Al producirse este acercamiento, este «punctum» discutimos la fotografía con y en nosotros mismos. Vivimos la mirada que fundamenta y anima la práctica del fotógrafo, y en ese momento nos apropiamos como espectadores. Es en cierto modo al revés, nos dice Barthes. Nos convertimos en el «operator», por eso es al revés.
La foto se hace peligrosa al dotarla de funciones. Pues, para el fotógrafo éstas son coartadas, para: informar, representar, sorprender, hacer significar, dar ganas.
La fotografía, entonces, puede significar cuando adopta una máscara. Lo que hace posible que un rostro se convierta en producto de una sociedad y de su historia. La máscara es el sentido. De allí que la fotografía construya una mitología, una narración.

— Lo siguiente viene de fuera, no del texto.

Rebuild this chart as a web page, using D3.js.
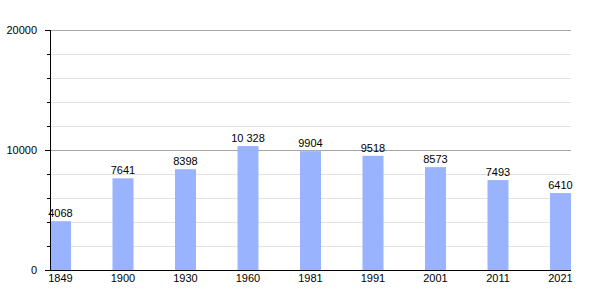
<!DOCTYPE html>
<html>
<head>
<meta charset="utf-8">
<script src="https://cdn.jsdelivr.net/npm/d3@7"></script>
<style>
  body { margin: 0; background: #fff; }
  text { font-family: "Liberation Sans", Arial, sans-serif; font-size: 11px; fill: #000; }
</style>
</head>
<body>
<svg width="600" height="300"></svg>
<script>
var years = ["1849", "1900", "1930", "1960", "1981", "1991", "2001", "2011", "2021"];
var population = [4068, 7641, 8398, 10328, 9904, 9518, 8573, 7493, 6410];
var majorTicks = [0, 10000, 20000];
var minorTicks = [2000, 4000, 6000, 8000, 12000, 14000, 16000, 18000];

var svg = d3.select("svg");
var plotLeft = 50, plotRight = 571, plotTop = 30, plotBottom = 270, barW = 21;

var y = d3.scaleLinear().domain([0, 20000]).range([plotBottom, plotTop]);
var x = d3.scalePoint().domain(years).range([plotLeft, plotRight - barW]);

// format like 10 328
function fmt(v) {
  return v >= 10000 ? d3.format(",")(v).replace(/,/g, " ") : String(v);
}

// light grid
svg.append("g").selectAll("line")
  .data(minorTicks)
  .enter().append("line")
    .attr("x1", plotLeft).attr("x2", plotRight)
    .attr("y1", function(d) { return y(d) + 0.5; })
    .attr("y2", function(d) { return y(d) + 0.5; })
    .attr("stroke", "#e2e2e2");

// major grid
svg.append("g").selectAll("line")
  .data(majorTicks.slice(1))
  .enter().append("line")
    .attr("x1", plotLeft).attr("x2", plotRight)
    .attr("y1", function(d) { return y(d) + 0.5; })
    .attr("y2", function(d) { return y(d) + 0.5; })
    .attr("stroke", "#a8a8a8");

// bars
svg.append("g").selectAll("rect")
  .data(population)
  .enter().append("rect")
    .attr("x", function(d, i) { return x(years[i]); })
    .attr("y", function(d) { return y(d); })
    .attr("width", barW)
    .attr("height", function(d) { return plotBottom - y(d); })
    .attr("fill", "#99b3ff");

// value labels
svg.append("g").selectAll("text")
  .data(population)
  .enter().append("text")
    .attr("x", function(d, i) { return x(years[i]) + barW / 2; })
    .attr("y", function(d) { return y(d) - 4; })
    .attr("text-anchor", "middle")
    .text(fmt);

// y axis ticks
svg.append("g").selectAll("line")
  .data(minorTicks)
  .enter().append("line")
    .attr("x1", plotLeft - 3).attr("x2", plotLeft)
    .attr("y1", function(d) { return y(d) + 0.5; })
    .attr("y2", function(d) { return y(d) + 0.5; })
    .attr("stroke", "#000");
svg.append("g").selectAll("line")
  .data(majorTicks)
  .enter().append("line")
    .attr("x1", plotLeft - 5).attr("x2", plotLeft)
    .attr("y1", function(d) { return y(d) + 0.5; })
    .attr("y2", function(d) { return y(d) + 0.5; })
    .attr("stroke", "#000");
svg.append("g").selectAll("text")
  .data(majorTicks)
  .enter().append("text")
    .attr("x", 37)
    .attr("y", function(d) { return y(d) + 4; })
    .attr("text-anchor", "end")
    .text(function(d) { return d; });

// axis lines
svg.append("line")
  .attr("x1", plotLeft + 0.5).attr("x2", plotLeft + 0.5)
  .attr("y1", plotTop).attr("y2", plotBottom + 1)
  .attr("stroke", "#000");
svg.append("line")
  .attr("x1", plotLeft).attr("x2", plotRight)
  .attr("y1", plotBottom + 0.5).attr("y2", plotBottom + 0.5)
  .attr("stroke", "#000");

// x labels
svg.append("g").selectAll("text")
  .data(years)
  .enter().append("text")
    .attr("x", function(d) { return x(d) + barW / 2; })
    .attr("y", 282)
    .attr("text-anchor", "middle")
    .text(function(d) { return d; });
</script>
</body>
</html>
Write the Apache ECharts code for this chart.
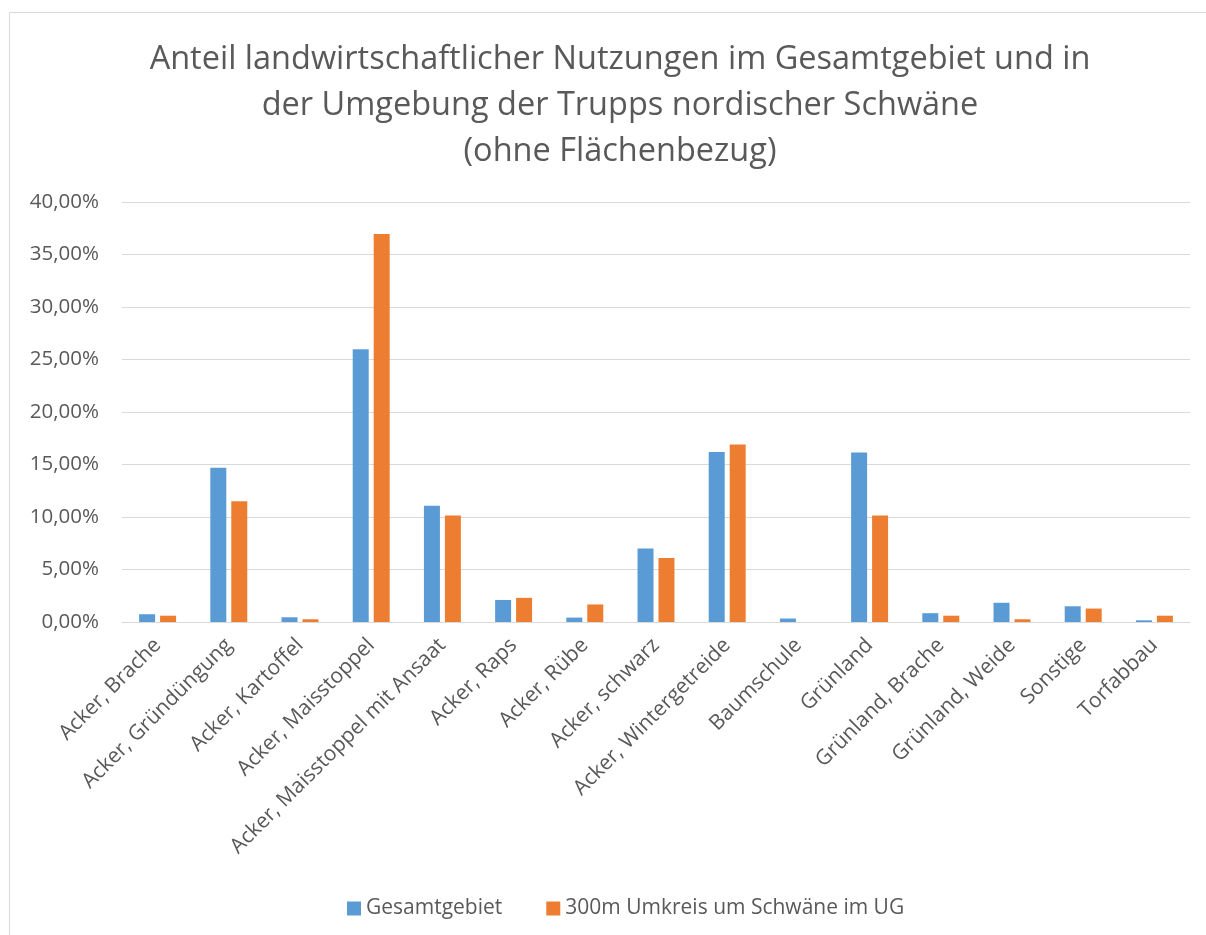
<!DOCTYPE html>
<html>
<head>
<meta charset="utf-8">
<script src="https://cdn.jsdelivr.net/npm/echarts@6/dist/echarts.min.js"></script>
<style>
html,body{margin:0;padding:0;background:#fff;}
#main{width:1206px;height:935px;}
</style>
</head>
<body>
<div id="main"></div>
<script>
var categories = ["Acker, Brache","Acker, Gründüngung","Acker, Kartoffel","Acker, Maisstoppel","Acker, Maisstoppel mit Ansaat","Acker, Raps","Acker, Rübe","Acker, schwarz","Acker, Wintergetreide","Baumschule","Grünland","Grünland, Brache","Grünland, Weide","Sonstige","Torfabbau"];
var gesamtgebiet = [0.74, 14.68, 0.45, 25.98, 11.08, 2.10, 0.42, 7.00, 16.20, 0.33, 16.14, 0.84, 1.83, 1.50, 0.16];
var umkreis = [0.60, 11.49, 0.26, 36.96, 10.15, 2.30, 1.67, 6.10, 16.90, 0.00, 10.15, 0.60, 0.26, 1.28, 0.60];
var seriesNames = ["Gesamtgebiet", "300m Umkreis um Schwäne im UG"];
var titleText = "Anteil landwirtschaftlicher Nutzungen im Gesamtgebiet und in\nder Umgebung der Trupps nordischer Schwäne\n(ohne Flächenbezug)";

var font = "'Open Sans', 'Noto Sans', sans-serif";
var chart = echarts.init(document.getElementById('main'));
chart.setOption({
  animation: false,
  backgroundColor: '#fff',
  graphic: [{
    type: 'rect', shape: {x: 9.5, y: 12.5, width: 1210, height: 930},
    style: {fill: 'none', stroke: '#d9d9d9', lineWidth: 1}, silent: true
  }],
  title: {
    text: titleText, left: 615, top: 32, textAlign: 'center',
    textStyle: {fontFamily: font, fontSize: 32.5, fontWeight: 'normal', color: '#595959', lineHeight: 46}
  },
  legend: {
    bottom: 11, left: 342, itemWidth: 14, itemHeight: 14, itemGap: 44,
    icon: 'rect',
    textStyle: {fontFamily: font, fontSize: 21, color: '#595959', padding: [0, 0, 0, 0]},
    data: seriesNames
  },
  grid: {left: 122, right: 16, top: 202, bottom: 313, containLabel: false},
  xAxis: {
    type: 'category', data: categories,
    axisLine: {lineStyle: {color: '#d9d9d9', width: 1}},
    axisTick: {show: false},
    axisLabel: {rotate: 45, interval: 0, fontFamily: font, fontSize: 21, color: '#595959', margin: 20}
  },
  yAxis: {
    type: 'value', min: 0, max: 40, interval: 5,
    axisLine: {show: false}, axisTick: {show: false},
    splitLine: {lineStyle: {color: '#d9d9d9', width: 1}},
    axisLabel: {fontFamily: font, fontSize: 20.5, color: '#595959', margin: 23,
      formatter: function (v) { return v.toFixed(2).replace('.', ',') + '%'; }}
  },
  series: [
    {name: seriesNames[0], type: 'bar', data: gesamtgebiet, barWidth: 16, barGap: '31%',
     itemStyle: {color: '#5b9bd5'}},
    {name: seriesNames[1], type: 'bar', data: umkreis, barWidth: 16,
     itemStyle: {color: '#ed7d31'}}
  ]
});
</script>
</body>
</html>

En este caso, lo urbano, la crítica…la Venezuela depauperada, el artista como arte. Una máscara sin ruido, que en el caso del artista, permanece en su agudeza. De allí, que consumimos la fotografía tanto estética como políticamente. No podemos separar esta impresión.
La fotografía es subversiva, y es peligrosa cuando es pensativa. Cuando hace reflexionar. Cuando sugiere sentido con otra letra, con otra narrativa. Y en Daniel González, la foto es no es ingenua, es con intención y con cálculo.
Por ello, Daniel González es la videncia del ojo que piensa[1].
[1] Este artículo fue la base del diálogo “Daniel González: la videncia del ojo que piensa” realizado en la Sala TAC del Centro Cultural Trasnocho, el día 27 de junio del 2018.